Teaching not the reason to operate on teen, US don says
It was in the patient’s interest to fix misaligned neck bones, HK-born overseas surgeon says

A professor invited from the United States to perform neck surgery said it was not for the purpose of teaching that he decided to operate on a teenager who later died, the Coroner's Court heard yesterday.
Professor Dachling Pang was testifying over the death of Medwin Cheung Yui-ting, 13, who died two weeks after the surgery at Tuen Mun Hospital in 2011.
Pang, chief of the Regional Centre for Paediatric Neurosurgery at Kaiser Permanente hospitals in Northern California and paediatric neurosurgery don at the University of California, Davis, was invited to Hong Kong at the time to take part in a training programme run by the Hospital Authority. Medwin was one of the four cases selected for it.

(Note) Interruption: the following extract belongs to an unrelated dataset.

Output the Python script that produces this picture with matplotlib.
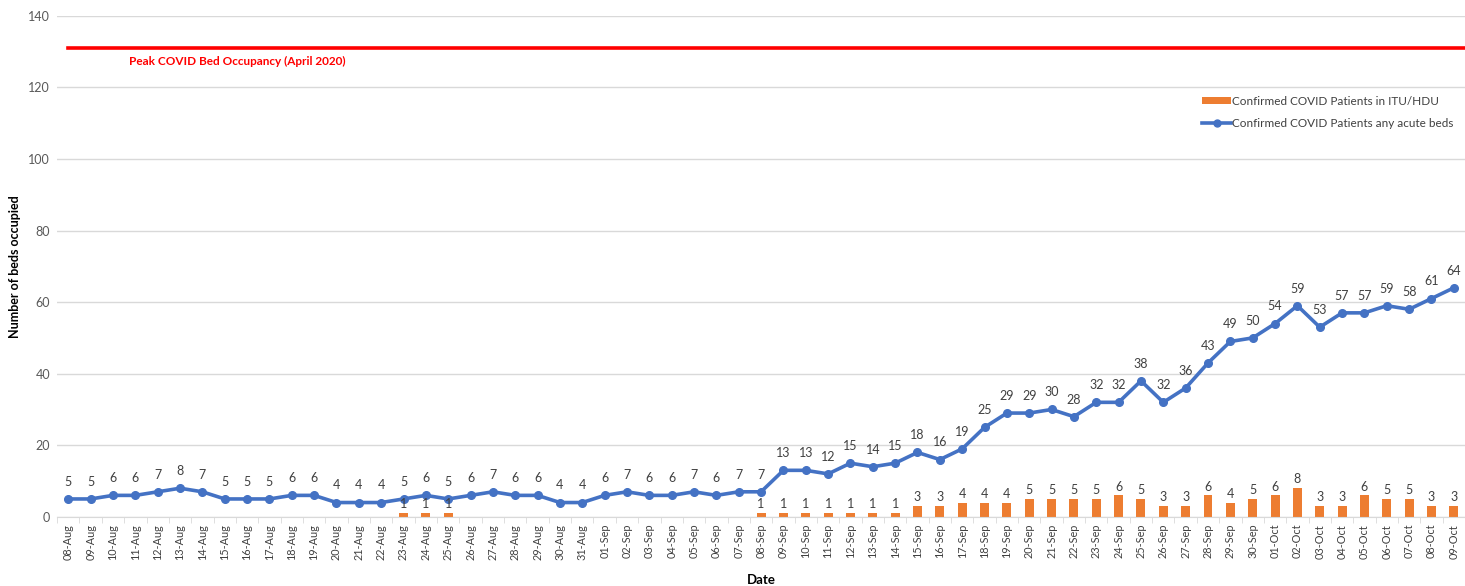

In court yesterday, Pang said it was in the teen's interest to fix two misaligned neck bones.
"I have been doing it for 13 years in Hong Kong," he said. "I was born here, grew up as a child here and I want to contribute to Hong Kong." Pang said he did not prolong operation procedures for teaching purposes.

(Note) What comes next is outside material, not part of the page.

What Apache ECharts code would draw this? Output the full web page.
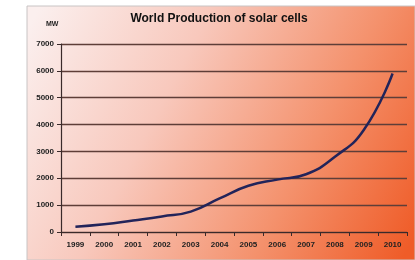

The surgery, held on August 4, 2011, ended in about eight hours, before Medwin's condition started deteriorating. Pang worked with Dr Wong Sui-to, then a neurosurgeon at the hospital.
On completion of their work, they checked that he was awake, could move his limbs and respond to their instructions, and had no swelling in the face. They handed the case to a junior doctor and left, but were called back about 15 minutes later as Medwin developed breathing problems.